* PROBLEM
Copy out the whole listing exactly as written, leaving the pictures behind.

* DATA SHOWN
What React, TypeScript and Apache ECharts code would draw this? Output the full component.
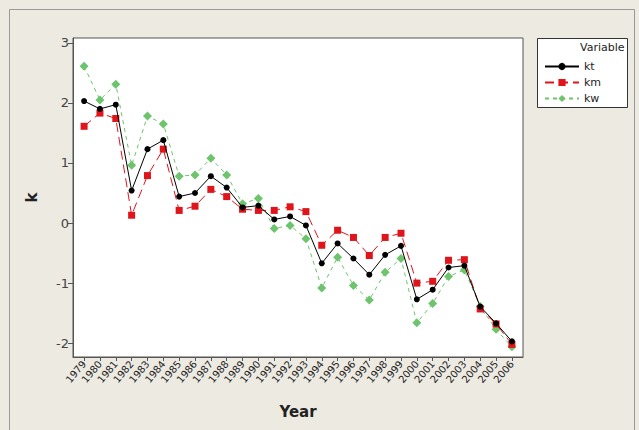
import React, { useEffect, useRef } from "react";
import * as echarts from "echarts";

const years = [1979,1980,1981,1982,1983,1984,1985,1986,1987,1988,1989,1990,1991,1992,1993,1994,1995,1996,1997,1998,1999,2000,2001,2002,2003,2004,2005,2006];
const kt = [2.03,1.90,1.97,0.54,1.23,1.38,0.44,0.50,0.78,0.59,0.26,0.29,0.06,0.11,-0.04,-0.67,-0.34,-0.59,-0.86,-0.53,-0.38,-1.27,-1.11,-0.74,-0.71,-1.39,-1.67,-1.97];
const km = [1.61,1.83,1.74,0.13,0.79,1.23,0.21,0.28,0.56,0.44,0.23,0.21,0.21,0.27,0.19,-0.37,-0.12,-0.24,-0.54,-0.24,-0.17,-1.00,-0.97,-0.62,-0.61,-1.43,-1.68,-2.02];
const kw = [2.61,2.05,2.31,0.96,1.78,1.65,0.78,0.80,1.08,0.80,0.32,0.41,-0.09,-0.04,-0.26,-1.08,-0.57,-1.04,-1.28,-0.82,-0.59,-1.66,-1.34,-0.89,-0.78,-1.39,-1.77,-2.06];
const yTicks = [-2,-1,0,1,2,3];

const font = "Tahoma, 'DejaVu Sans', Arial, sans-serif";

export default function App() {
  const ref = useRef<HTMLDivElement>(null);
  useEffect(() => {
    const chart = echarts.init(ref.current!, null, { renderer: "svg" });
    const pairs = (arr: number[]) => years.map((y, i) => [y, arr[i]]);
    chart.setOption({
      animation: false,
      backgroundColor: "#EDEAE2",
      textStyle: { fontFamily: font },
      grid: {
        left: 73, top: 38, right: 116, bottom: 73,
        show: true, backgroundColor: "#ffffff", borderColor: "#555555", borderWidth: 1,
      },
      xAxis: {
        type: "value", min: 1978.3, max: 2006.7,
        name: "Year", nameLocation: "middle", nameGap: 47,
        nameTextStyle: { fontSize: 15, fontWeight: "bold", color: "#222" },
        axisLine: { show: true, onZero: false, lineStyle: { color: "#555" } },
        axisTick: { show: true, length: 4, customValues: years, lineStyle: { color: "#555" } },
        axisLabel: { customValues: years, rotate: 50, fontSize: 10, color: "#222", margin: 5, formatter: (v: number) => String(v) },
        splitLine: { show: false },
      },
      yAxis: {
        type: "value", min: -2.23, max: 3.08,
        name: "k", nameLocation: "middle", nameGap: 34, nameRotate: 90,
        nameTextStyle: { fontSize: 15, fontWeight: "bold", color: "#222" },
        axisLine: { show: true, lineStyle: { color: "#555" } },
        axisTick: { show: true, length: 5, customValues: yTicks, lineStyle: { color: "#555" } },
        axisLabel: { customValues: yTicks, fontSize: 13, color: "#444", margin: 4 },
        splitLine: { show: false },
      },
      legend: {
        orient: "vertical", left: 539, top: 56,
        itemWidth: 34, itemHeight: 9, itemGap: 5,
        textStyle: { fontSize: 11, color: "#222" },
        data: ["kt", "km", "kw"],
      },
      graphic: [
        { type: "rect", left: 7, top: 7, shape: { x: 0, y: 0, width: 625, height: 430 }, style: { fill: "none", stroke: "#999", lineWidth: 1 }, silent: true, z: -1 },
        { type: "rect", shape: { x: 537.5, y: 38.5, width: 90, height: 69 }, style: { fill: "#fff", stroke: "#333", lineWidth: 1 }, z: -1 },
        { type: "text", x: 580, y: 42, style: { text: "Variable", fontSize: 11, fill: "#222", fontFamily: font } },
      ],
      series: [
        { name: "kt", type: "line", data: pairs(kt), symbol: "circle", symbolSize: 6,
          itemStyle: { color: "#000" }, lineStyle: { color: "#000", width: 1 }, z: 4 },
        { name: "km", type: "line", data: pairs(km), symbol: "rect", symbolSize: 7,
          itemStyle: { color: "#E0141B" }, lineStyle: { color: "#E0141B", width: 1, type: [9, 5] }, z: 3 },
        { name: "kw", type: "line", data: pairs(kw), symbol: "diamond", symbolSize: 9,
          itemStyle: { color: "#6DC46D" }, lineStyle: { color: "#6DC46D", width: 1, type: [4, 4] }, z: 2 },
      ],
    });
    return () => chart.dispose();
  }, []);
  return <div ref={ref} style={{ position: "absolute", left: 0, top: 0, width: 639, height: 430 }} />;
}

* WRITTEN RESPONSE
What React, TypeScript and Apache ECharts code would draw this? Output the full component.
import React, { useEffect, useRef } from "react";
import * as echarts from "echarts";

const years = [1979,1980,1981,1982,1983,1984,1985,1986,1987,1988,1989,1990,1991,1992,1993,1994,1995,1996,1997,1998,1999,2000,2001,2002,2003,2004,2005,2006];
const kt = [2.03,1.90,1.97,0.54,1.23,1.38,0.44,0.50,0.78,0.59,0.26,0.29,0.06,0.11,-0.04,-0.67,-0.34,-0.59,-0.86,-0.53,-0.38,-1.27,-1.11,-0.74,-0.71,-1.39,-1.67,-1.97];
const km = [1.61,1.83,1.74,0.13,0.79,1.23,0.21,0.28,0.56,0.44,0.23,0.21,0.21,0.27,0.19,-0.37,-0.12,-0.24,-0.54,-0.24,-0.17,-1.00,-0.97,-0.62,-0.61,-1.43,-1.68,-2.02];
const kw = [2.61,2.05,2.31,0.96,1.78,1.65,0.78,0.80,1.08,0.80,0.32,0.41,-0.09,-0.04,-0.26,-1.08,-0.57,-1.04,-1.28,-0.82,-0.59,-1.66,-1.34,-0.89,-0.78,-1.39,-1.77,-2.06];
const yTicks = [-2,-1,0,1,2,3];

const font = "Tahoma, 'DejaVu Sans', Arial, sans-serif";

export default function App() {
  const ref = useRef<HTMLDivElement>(null);
  useEffect(() => {
    const chart = echarts.init(ref.current!, null, { renderer: "svg" });
    const pairs = (arr: number[]) => years.map((y, i) => [y, arr[i]]);
    chart.setOption({
      animation: false,
      backgroundColor: "#EDEAE2",
      textStyle: { fontFamily: font },
      grid: {
        left: 73, top: 38, right: 116, bottom: 73,
        show: true, backgroundColor: "#ffffff", borderColor: "#555555", borderWidth: 1,
      },
      xAxis: {
        type: "value", min: 1978.3, max: 2006.7,
        name: "Year", nameLocation: "middle", nameGap: 47,
        nameTextStyle: { fontSize: 15, fontWeight: "bold", color: "#222" },
        axisLine: { show: true, onZero: false, lineStyle: { color: "#555" } },
        axisTick: { show: true, length: 4, customValues: years, lineStyle: { color: "#555" } },
        axisLabel: { customValues: years, rotate: 50, fontSize: 10, color: "#222", margin: 5, formatter: (v: number) => String(v) },
        splitLine: { show: false },
      },
      yAxis: {
        type: "value", min: -2.23, max: 3.08,
        name: "k", nameLocation: "middle", nameGap: 34, nameRotate: 90,
        nameTextStyle: { fontSize: 15, fontWeight: "bold", color: "#222" },
        axisLine: { show: true, lineStyle: { color: "#555" } },
        axisTick: { show: true, length: 5, customValues: yTicks, lineStyle: { color: "#555" } },
        axisLabel: { customValues: yTicks, fontSize: 13, color: "#444", margin: 4 },
        splitLine: { show: false },
      },
      legend: {
        orient: "vertical", left: 539, top: 56,
        itemWidth: 34, itemHeight: 9, itemGap: 5,
        textStyle: { fontSize: 11, color: "#222" },
        data: ["kt", "km", "kw"],
      },
      graphic: [
        { type: "rect", left: 7, top: 7, shape: { x: 0, y: 0, width: 625, height: 430 }, style: { fill: "none", stroke: "#999", lineWidth: 1 }, silent: true, z: -1 },
        { type: "rect", shape: { x: 537.5, y: 38.5, width: 90, height: 69 }, style: { fill: "#fff", stroke: "#333", lineWidth: 1 }, z: -1 },
        { type: "text", x: 580, y: 42, style: { text: "Variable", fontSize: 11, fill: "#222", fontFamily: font } },
      ],
      series: [
        { name: "kt", type: "line", data: pairs(kt), symbol: "circle", symbolSize: 6,
          itemStyle: { color: "#000" }, lineStyle: { color: "#000", width: 1 }, z: 4 },
        { name: "km", type: "line", data: pairs(km), symbol: "rect", symbolSize: 7,
          itemStyle: { color: "#E0141B" }, lineStyle: { color: "#E0141B", width: 1, type: [9, 5] }, z: 3 },
        { name: "kw", type: "line", data: pairs(kw), symbol: "diamond", symbolSize: 9,
          itemStyle: { color: "#6DC46D" }, lineStyle: { color: "#6DC46D", width: 1, type: [4, 4] }, z: 2 },
      ],
    });
    return () => chart.dispose();
  }, []);
  return <div ref={ref} style={{ position: "absolute", left: 0, top: 0, width: 639, height: 430 }} />;
}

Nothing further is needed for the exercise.